> **Extracted entries**:
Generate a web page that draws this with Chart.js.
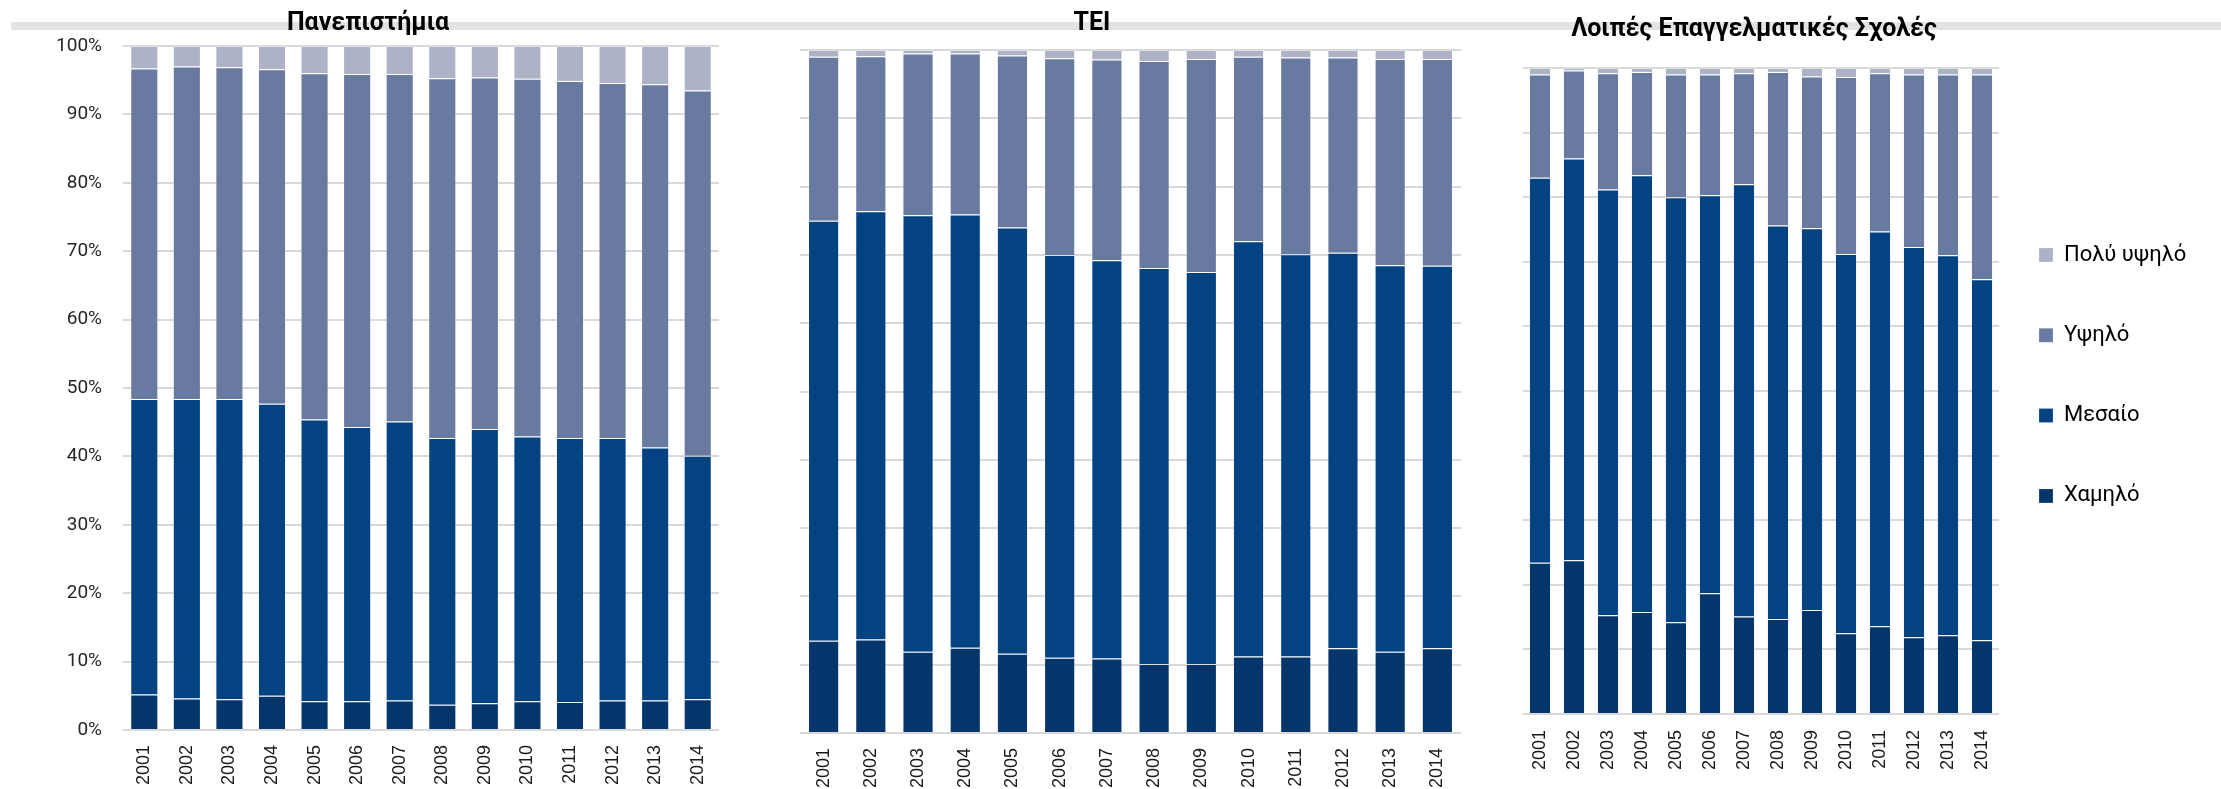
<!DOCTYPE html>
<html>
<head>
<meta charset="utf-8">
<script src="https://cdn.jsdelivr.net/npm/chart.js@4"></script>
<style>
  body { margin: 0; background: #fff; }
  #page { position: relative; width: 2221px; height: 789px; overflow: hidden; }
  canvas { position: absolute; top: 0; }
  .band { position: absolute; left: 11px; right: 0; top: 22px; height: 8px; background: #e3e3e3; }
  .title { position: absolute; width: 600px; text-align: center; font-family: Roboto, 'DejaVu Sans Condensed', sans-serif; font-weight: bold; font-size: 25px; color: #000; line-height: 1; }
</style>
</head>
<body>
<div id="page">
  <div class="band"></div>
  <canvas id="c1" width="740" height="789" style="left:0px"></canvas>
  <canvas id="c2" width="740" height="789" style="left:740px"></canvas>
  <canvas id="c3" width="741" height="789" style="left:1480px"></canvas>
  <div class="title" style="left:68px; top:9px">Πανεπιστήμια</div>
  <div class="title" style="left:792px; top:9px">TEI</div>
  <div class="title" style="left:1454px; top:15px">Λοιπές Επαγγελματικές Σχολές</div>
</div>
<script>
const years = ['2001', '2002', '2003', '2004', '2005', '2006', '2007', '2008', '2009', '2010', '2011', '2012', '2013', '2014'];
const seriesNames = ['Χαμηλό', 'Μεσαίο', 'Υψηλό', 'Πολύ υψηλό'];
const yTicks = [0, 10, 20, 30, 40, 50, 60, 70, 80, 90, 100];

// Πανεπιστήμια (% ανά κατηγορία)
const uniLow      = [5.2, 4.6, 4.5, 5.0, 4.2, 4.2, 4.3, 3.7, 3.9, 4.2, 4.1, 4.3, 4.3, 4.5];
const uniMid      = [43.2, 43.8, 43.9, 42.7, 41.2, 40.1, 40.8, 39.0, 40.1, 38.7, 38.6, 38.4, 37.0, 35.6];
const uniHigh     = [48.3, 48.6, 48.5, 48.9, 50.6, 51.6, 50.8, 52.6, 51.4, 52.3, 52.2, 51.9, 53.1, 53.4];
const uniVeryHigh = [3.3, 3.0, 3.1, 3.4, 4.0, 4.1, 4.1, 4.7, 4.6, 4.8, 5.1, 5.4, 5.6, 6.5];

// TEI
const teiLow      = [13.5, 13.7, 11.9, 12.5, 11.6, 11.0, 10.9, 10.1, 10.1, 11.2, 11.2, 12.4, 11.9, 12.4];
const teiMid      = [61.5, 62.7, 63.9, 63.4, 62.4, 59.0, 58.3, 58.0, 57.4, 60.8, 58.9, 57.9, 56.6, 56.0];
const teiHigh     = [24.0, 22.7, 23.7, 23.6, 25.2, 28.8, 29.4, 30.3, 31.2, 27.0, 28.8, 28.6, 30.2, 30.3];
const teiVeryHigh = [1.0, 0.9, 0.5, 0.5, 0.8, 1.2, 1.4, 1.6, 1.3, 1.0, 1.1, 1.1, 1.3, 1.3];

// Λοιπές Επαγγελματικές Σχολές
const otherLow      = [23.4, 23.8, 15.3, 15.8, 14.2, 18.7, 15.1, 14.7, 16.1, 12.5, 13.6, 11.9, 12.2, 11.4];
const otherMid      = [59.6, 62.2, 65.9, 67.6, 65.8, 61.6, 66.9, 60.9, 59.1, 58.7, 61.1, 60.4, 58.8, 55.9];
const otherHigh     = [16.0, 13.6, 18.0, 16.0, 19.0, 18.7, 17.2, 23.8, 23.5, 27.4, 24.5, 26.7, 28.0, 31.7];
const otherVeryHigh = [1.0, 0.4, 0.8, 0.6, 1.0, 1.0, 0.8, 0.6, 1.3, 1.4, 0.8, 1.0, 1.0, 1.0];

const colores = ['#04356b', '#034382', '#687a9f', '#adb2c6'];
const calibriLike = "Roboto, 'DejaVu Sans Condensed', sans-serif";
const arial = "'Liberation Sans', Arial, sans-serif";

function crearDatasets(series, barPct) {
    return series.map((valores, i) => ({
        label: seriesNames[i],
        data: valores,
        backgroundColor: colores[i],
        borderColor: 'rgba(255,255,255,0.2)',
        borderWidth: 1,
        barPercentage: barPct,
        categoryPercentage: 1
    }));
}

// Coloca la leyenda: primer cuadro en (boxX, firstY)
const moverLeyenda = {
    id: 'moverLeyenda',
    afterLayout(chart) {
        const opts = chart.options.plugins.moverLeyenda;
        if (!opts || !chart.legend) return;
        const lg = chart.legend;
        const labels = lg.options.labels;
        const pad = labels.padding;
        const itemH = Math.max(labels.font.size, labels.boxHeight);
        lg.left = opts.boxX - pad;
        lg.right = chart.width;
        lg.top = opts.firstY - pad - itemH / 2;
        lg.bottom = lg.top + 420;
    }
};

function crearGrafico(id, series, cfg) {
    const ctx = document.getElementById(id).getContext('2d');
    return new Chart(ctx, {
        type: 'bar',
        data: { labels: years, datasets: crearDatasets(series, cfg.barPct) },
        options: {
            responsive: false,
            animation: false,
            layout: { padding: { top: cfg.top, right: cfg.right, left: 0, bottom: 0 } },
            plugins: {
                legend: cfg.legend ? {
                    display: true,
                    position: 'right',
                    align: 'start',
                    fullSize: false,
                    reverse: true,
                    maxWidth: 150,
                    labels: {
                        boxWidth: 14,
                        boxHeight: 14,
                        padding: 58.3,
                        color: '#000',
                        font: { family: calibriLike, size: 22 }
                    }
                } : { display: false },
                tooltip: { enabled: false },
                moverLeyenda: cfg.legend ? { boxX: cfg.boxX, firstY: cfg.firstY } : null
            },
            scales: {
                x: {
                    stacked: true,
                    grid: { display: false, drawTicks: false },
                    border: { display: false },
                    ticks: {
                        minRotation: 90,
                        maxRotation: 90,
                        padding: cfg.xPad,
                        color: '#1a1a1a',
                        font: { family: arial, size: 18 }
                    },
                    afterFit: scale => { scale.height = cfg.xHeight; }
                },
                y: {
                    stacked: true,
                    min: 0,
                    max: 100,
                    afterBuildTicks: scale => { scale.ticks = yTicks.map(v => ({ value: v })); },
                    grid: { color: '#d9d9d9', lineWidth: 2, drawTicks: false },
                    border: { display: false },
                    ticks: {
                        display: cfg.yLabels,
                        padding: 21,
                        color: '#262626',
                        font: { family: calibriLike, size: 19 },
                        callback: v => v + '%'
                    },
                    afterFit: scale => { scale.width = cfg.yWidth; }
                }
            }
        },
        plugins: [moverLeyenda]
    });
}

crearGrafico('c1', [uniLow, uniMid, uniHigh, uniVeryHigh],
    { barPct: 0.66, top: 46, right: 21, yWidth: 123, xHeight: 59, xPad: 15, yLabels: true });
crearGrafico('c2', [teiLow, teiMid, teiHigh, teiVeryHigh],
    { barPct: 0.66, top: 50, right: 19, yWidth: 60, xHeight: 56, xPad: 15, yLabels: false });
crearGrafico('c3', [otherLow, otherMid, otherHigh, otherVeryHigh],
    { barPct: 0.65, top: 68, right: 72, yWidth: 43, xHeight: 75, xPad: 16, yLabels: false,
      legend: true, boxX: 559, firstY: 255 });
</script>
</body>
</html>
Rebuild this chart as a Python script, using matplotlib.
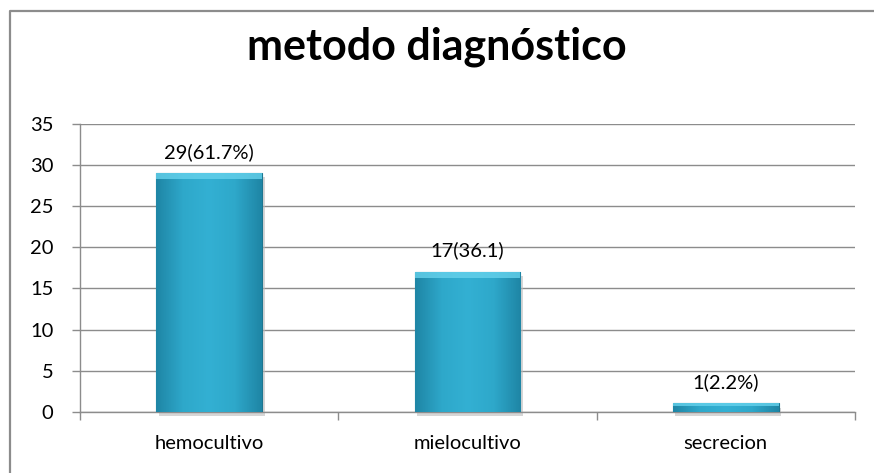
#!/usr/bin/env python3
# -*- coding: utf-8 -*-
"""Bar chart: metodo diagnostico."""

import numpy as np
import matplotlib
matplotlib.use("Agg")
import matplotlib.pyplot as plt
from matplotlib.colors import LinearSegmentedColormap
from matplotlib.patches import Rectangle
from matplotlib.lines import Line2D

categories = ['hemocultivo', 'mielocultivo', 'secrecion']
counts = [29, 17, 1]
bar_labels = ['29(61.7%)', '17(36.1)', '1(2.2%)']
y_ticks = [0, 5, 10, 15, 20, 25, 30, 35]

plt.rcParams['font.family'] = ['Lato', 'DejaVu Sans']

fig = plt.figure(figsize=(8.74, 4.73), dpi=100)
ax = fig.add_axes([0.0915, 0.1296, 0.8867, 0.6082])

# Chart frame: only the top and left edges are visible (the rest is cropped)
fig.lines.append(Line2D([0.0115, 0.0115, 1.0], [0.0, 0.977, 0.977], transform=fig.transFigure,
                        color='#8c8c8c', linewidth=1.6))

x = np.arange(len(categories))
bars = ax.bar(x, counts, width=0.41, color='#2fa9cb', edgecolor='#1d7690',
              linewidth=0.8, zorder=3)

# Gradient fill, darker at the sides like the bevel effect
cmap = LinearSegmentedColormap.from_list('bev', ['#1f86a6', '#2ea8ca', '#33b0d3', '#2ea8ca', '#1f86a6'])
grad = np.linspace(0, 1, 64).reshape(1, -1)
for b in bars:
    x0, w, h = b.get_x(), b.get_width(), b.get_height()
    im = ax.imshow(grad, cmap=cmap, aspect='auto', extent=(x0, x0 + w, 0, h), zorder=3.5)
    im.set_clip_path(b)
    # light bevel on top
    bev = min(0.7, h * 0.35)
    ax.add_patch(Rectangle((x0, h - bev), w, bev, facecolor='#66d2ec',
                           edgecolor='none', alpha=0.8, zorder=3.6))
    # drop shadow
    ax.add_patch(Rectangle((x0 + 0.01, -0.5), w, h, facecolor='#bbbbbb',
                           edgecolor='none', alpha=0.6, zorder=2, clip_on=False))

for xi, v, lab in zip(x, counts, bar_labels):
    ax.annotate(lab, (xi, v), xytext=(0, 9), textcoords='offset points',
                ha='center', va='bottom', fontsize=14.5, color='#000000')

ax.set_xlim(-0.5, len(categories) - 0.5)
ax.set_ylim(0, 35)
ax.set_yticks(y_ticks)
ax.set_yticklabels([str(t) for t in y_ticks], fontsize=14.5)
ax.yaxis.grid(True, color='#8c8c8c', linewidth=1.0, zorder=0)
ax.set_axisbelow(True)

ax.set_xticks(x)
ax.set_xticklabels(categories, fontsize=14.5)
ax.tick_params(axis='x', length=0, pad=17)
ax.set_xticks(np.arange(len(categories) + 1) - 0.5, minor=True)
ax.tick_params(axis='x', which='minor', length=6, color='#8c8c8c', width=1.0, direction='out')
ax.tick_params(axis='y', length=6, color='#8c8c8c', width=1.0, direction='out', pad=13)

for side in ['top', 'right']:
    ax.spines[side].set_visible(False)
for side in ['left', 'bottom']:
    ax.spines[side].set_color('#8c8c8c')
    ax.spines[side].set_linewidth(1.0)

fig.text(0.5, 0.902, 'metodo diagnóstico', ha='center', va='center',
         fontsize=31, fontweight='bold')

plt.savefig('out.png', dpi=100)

> **Stated task**: Would you reproduce the lines above, from the very first through the line containing "80, 90, 100];", exactly and without the pictures?

> **Output**:
Generate a web page that draws this with Chart.js.
<!DOCTYPE html>
<html>
<head>
<meta charset="utf-8">
<script src="https://cdn.jsdelivr.net/npm/chart.js@4"></script>
<style>
  body { margin: 0; background: #fff; }
  #page { position: relative; width: 2221px; height: 789px; overflow: hidden; }
  canvas { position: absolute; top: 0; }
  .band { position: absolute; left: 11px; right: 0; top: 22px; height: 8px; background: #e3e3e3; }
  .title { position: absolute; width: 600px; text-align: center; font-family: Roboto, 'DejaVu Sans Condensed', sans-serif; font-weight: bold; font-size: 25px; color: #000; line-height: 1; }
</style>
</head>
<body>
<div id="page">
  <div class="band"></div>
  <canvas id="c1" width="740" height="789" style="left:0px"></canvas>
  <canvas id="c2" width="740" height="789" style="left:740px"></canvas>
  <canvas id="c3" width="741" height="789" style="left:1480px"></canvas>
  <div class="title" style="left:68px; top:9px">Πανεπιστήμια</div>
  <div class="title" style="left:792px; top:9px">TEI</div>
  <div class="title" style="left:1454px; top:15px">Λοιπές Επαγγελματικές Σχολές</div>
</div>
<script>
const years = ['2001', '2002', '2003', '2004', '2005', '2006', '2007', '2008', '2009', '2010', '2011', '2012', '2013', '2014'];
const seriesNames = ['Χαμηλό', 'Μεσαίο', 'Υψηλό', 'Πολύ υψηλό'];
const yTicks = [0, 10, 20, 30, 40, 50, 60, 70, 80, 90, 100];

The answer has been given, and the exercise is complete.